### Task prompt
Omit any picture, and return the remaining data exactly as written.

— START OF Information provided —

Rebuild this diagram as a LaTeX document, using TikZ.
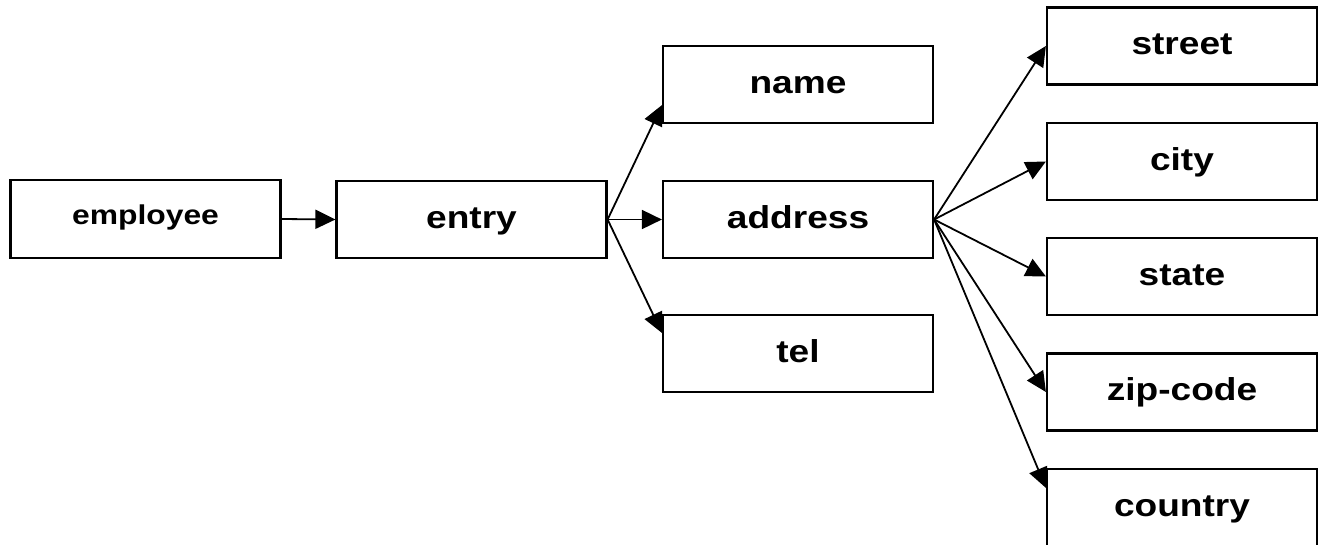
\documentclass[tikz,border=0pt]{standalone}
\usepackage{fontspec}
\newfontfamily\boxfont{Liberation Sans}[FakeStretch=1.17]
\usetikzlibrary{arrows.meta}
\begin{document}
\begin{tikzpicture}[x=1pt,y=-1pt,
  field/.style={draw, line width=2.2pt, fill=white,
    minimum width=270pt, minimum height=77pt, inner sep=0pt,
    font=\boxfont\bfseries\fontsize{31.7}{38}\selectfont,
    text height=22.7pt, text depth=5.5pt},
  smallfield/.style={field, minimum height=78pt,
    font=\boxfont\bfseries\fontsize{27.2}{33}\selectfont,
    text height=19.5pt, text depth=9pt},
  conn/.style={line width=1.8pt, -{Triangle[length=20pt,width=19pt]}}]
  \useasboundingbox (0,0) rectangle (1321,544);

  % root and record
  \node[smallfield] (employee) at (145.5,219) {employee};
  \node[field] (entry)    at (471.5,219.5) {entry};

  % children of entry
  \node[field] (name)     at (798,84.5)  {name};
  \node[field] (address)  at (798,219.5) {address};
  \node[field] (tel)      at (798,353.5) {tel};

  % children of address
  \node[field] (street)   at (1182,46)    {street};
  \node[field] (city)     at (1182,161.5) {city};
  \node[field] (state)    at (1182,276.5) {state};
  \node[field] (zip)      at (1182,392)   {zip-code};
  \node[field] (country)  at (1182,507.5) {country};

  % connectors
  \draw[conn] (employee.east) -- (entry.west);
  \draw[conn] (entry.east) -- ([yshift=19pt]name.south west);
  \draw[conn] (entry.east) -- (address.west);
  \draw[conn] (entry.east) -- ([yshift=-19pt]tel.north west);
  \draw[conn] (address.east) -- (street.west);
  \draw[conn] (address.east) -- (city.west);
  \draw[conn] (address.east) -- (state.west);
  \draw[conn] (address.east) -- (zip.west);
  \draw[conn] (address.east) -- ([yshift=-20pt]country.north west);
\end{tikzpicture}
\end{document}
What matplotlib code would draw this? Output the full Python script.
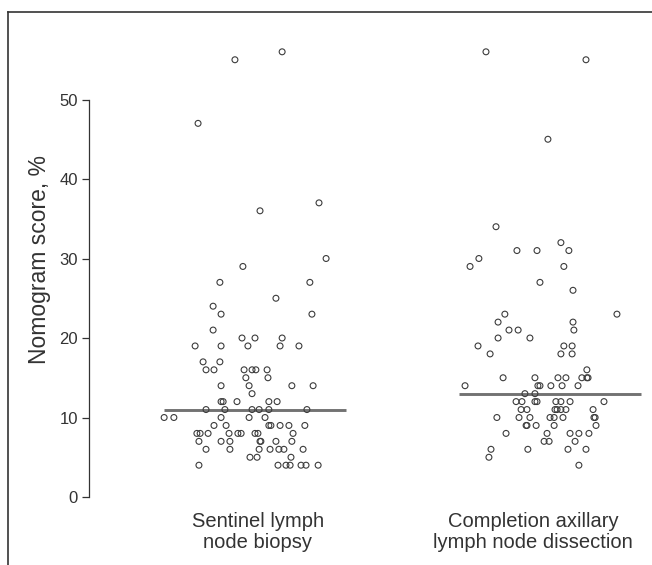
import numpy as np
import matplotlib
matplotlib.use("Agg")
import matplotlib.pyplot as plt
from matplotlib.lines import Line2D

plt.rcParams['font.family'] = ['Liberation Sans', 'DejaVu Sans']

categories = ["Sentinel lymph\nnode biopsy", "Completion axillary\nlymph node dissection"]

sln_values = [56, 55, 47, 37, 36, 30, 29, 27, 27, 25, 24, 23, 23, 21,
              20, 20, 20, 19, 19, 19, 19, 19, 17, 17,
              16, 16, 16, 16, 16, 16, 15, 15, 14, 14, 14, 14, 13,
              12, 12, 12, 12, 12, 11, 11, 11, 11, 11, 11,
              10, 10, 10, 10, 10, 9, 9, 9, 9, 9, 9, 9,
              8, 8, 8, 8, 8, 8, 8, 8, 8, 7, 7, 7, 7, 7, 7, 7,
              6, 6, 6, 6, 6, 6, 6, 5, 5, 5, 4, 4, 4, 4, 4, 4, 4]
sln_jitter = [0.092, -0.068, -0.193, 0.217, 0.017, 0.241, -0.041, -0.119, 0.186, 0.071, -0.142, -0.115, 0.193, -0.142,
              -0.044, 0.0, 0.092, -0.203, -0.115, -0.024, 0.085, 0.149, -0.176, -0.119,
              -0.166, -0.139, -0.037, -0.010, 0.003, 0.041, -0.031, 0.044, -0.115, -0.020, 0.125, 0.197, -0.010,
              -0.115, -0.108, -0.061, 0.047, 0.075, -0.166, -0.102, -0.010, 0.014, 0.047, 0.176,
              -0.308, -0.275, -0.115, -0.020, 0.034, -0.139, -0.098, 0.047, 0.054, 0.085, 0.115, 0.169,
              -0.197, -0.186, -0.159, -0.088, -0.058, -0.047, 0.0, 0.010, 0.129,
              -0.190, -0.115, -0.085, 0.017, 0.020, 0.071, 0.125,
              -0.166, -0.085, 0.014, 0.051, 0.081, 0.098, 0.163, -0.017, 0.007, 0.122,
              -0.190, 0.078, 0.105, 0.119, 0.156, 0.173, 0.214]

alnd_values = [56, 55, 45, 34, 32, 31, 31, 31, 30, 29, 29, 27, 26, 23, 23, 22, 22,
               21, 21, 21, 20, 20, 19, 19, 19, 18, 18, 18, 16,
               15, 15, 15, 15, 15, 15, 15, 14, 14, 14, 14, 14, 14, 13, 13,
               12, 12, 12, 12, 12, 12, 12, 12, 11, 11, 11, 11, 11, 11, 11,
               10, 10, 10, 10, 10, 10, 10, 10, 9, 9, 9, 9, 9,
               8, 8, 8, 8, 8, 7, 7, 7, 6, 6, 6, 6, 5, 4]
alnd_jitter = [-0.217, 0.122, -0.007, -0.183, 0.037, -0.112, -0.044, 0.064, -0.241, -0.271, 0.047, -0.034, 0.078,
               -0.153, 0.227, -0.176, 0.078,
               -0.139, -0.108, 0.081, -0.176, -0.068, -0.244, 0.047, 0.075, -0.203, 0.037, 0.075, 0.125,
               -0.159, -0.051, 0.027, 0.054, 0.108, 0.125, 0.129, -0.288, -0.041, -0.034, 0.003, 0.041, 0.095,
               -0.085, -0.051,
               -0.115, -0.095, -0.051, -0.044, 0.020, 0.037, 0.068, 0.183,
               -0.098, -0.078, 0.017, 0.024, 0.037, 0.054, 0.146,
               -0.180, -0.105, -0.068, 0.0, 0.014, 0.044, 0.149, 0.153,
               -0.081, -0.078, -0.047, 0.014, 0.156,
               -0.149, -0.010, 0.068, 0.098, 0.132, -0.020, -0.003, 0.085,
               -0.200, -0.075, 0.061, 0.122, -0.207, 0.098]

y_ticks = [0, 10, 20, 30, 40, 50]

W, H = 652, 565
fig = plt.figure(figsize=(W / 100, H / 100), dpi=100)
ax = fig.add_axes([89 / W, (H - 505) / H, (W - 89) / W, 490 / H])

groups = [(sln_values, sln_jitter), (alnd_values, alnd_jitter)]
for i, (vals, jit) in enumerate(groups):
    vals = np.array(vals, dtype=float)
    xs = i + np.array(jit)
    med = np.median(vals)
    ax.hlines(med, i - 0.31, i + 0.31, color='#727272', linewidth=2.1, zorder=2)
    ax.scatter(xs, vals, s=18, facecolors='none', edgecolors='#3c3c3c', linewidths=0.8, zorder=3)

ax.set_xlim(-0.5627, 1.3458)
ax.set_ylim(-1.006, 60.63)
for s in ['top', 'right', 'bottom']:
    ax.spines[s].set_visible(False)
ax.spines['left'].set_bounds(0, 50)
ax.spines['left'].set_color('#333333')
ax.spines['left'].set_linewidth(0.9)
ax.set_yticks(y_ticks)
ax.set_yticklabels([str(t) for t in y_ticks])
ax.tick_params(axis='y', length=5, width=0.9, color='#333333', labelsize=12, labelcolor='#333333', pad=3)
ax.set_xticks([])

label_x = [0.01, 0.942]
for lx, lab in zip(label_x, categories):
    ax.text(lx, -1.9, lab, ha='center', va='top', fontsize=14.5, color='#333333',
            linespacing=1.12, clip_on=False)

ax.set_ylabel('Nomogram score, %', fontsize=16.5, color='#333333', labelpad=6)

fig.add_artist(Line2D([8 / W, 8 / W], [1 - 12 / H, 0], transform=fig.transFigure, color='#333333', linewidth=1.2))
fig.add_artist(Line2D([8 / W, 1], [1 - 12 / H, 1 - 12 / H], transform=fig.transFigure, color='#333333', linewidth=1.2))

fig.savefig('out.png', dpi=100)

— END OF Information provided —

### Written response
Rebuild this diagram as a LaTeX document, using TikZ.
\documentclass[tikz,border=0pt]{standalone}
\usepackage{fontspec}
\newfontfamily\boxfont{Liberation Sans}[FakeStretch=1.17]
\usetikzlibrary{arrows.meta}
\begin{document}
\begin{tikzpicture}[x=1pt,y=-1pt,
  field/.style={draw, line width=2.2pt, fill=white,
    minimum width=270pt, minimum height=77pt, inner sep=0pt,
    font=\boxfont\bfseries\fontsize{31.7}{38}\selectfont,
    text height=22.7pt, text depth=5.5pt},
  smallfield/.style={field, minimum height=78pt,
    font=\boxfont\bfseries\fontsize{27.2}{33}\selectfont,
    text height=19.5pt, text depth=9pt},
  conn/.style={line width=1.8pt, -{Triangle[length=20pt,width=19pt]}}]
  \useasboundingbox (0,0) rectangle (1321,544);

  % root and record
  \node[smallfield] (employee) at (145.5,219) {employee};
  \node[field] (entry)    at (471.5,219.5) {entry};

  % children of entry
  \node[field] (name)     at (798,84.5)  {name};
  \node[field] (address)  at (798,219.5) {address};
  \node[field] (tel)      at (798,353.5) {tel};

  % children of address
  \node[field] (street)   at (1182,46)    {street};
  \node[field] (city)     at (1182,161.5) {city};
  \node[field] (state)    at (1182,276.5) {state};
  \node[field] (zip)      at (1182,392)   {zip-code};
  \node[field] (country)  at (1182,507.5) {country};

  % connectors
  \draw[conn] (employee.east) -- (entry.west);
  \draw[conn] (entry.east) -- ([yshift=19pt]name.south west);
  \draw[conn] (entry.east) -- (address.west);
  \draw[conn] (entry.east) -- ([yshift=-19pt]tel.north west);
  \draw[conn] (address.east) -- (street.west);
  \draw[conn] (address.east) -- (city.west);
  \draw[conn] (address.east) -- (state.west);
  \draw[conn] (address.east) -- (zip.west);
  \draw[conn] (address.east) -- ([yshift=-20pt]country.north west);
\end{tikzpicture}
\end{document}
What matplotlib code would draw this? Output the full Python script.
import numpy as np
import matplotlib
matplotlib.use("Agg")
import matplotlib.pyplot as plt
from matplotlib.lines import Line2D

plt.rcParams['font.family'] = ['Liberation Sans', 'DejaVu Sans']

categories = ["Sentinel lymph\nnode biopsy", "Completion axillary\nlymph node dissection"]

sln_values = [56, 55, 47, 37, 36, 30, 29, 27, 27, 25, 24, 23, 23, 21,
              20, 20, 20, 19, 19, 19, 19, 19, 17, 17,
              16, 16, 16, 16, 16, 16, 15, 15, 14, 14, 14, 14, 13,
              12, 12, 12, 12, 12, 11, 11, 11, 11, 11, 11,
              10, 10, 10, 10, 10, 9, 9, 9, 9, 9, 9, 9,
              8, 8, 8, 8, 8, 8, 8, 8, 8, 7, 7, 7, 7, 7, 7, 7,
              6, 6, 6, 6, 6, 6, 6, 5, 5, 5, 4, 4, 4, 4, 4, 4, 4]
sln_jitter = [0.092, -0.068, -0.193, 0.217, 0.017, 0.241, -0.041, -0.119, 0.186, 0.071, -0.142, -0.115, 0.193, -0.142,
              -0.044, 0.0, 0.092, -0.203, -0.115, -0.024, 0.085, 0.149, -0.176, -0.119,
              -0.166, -0.139, -0.037, -0.010, 0.003, 0.041, -0.031, 0.044, -0.115, -0.020, 0.125, 0.197, -0.010,
              -0.115, -0.108, -0.061, 0.047, 0.075, -0.166, -0.102, -0.010, 0.014, 0.047, 0.176,
              -0.308, -0.275, -0.115, -0.020, 0.034, -0.139, -0.098, 0.047, 0.054, 0.085, 0.115, 0.169,
              -0.197, -0.186, -0.159, -0.088, -0.058, -0.047, 0.0, 0.010, 0.129,
              -0.190, -0.115, -0.085, 0.017, 0.020, 0.071, 0.125,
              -0.166, -0.085, 0.014, 0.051, 0.081, 0.098, 0.163, -0.017, 0.007, 0.122,
              -0.190, 0.078, 0.105, 0.119, 0.156, 0.173, 0.214]

alnd_values = [56, 55, 45, 34, 32, 31, 31, 31, 30, 29, 29, 27, 26, 23, 23, 22, 22,
               21, 21, 21, 20, 20, 19, 19, 19, 18, 18, 18, 16,
               15, 15, 15, 15, 15, 15, 15, 14, 14, 14, 14, 14, 14, 13, 13,
               12, 12, 12, 12, 12, 12, 12, 12, 11, 11, 11, 11, 11, 11, 11,
               10, 10, 10, 10, 10, 10, 10, 10, 9, 9, 9, 9, 9,
               8, 8, 8, 8, 8, 7, 7, 7, 6, 6, 6, 6, 5, 4]
alnd_jitter = [-0.217, 0.122, -0.007, -0.183, 0.037, -0.112, -0.044, 0.064, -0.241, -0.271, 0.047, -0.034, 0.078,
               -0.153, 0.227, -0.176, 0.078,
               -0.139, -0.108, 0.081, -0.176, -0.068, -0.244, 0.047, 0.075, -0.203, 0.037, 0.075, 0.125,
               -0.159, -0.051, 0.027, 0.054, 0.108, 0.125, 0.129, -0.288, -0.041, -0.034, 0.003, 0.041, 0.095,
               -0.085, -0.051,
               -0.115, -0.095, -0.051, -0.044, 0.020, 0.037, 0.068, 0.183,
               -0.098, -0.078, 0.017, 0.024, 0.037, 0.054, 0.146,
               -0.180, -0.105, -0.068, 0.0, 0.014, 0.044, 0.149, 0.153,
               -0.081, -0.078, -0.047, 0.014, 0.156,
               -0.149, -0.010, 0.068, 0.098, 0.132, -0.020, -0.003, 0.085,
               -0.200, -0.075, 0.061, 0.122, -0.207, 0.098]

y_ticks = [0, 10, 20, 30, 40, 50]

W, H = 652, 565
fig = plt.figure(figsize=(W / 100, H / 100), dpi=100)
ax = fig.add_axes([89 / W, (H - 505) / H, (W - 89) / W, 490 / H])

groups = [(sln_values, sln_jitter), (alnd_values, alnd_jitter)]
for i, (vals, jit) in enumerate(groups):
    vals = np.array(vals, dtype=float)
    xs = i + np.array(jit)
    med = np.median(vals)
    ax.hlines(med, i - 0.31, i + 0.31, color='#727272', linewidth=2.1, zorder=2)
    ax.scatter(xs, vals, s=18, facecolors='none', edgecolors='#3c3c3c', linewidths=0.8, zorder=3)

ax.set_xlim(-0.5627, 1.3458)
ax.set_ylim(-1.006, 60.63)
for s in ['top', 'right', 'bottom']:
    ax.spines[s].set_visible(False)
ax.spines['left'].set_bounds(0, 50)
ax.spines['left'].set_color('#333333')
ax.spines['left'].set_linewidth(0.9)
ax.set_yticks(y_ticks)
ax.set_yticklabels([str(t) for t in y_ticks])
ax.tick_params(axis='y', length=5, width=0.9, color='#333333', labelsize=12, labelcolor='#333333', pad=3)
ax.set_xticks([])

label_x = [0.01, 0.942]
for lx, lab in zip(label_x, categories):
    ax.text(lx, -1.9, lab, ha='center', va='top', fontsize=14.5, color='#333333',
            linespacing=1.12, clip_on=False)

ax.set_ylabel('Nomogram score, %', fontsize=16.5, color='#333333', labelpad=6)

fig.add_artist(Line2D([8 / W, 8 / W], [1 - 12 / H, 0], transform=fig.transFigure, color='#333333', linewidth=1.2))
fig.add_artist(Line2D([8 / W, 1], [1 - 12 / H, 1 - 12 / H], transform=fig.transFigure, color='#333333', linewidth=1.2))

fig.savefig('out.png', dpi=100)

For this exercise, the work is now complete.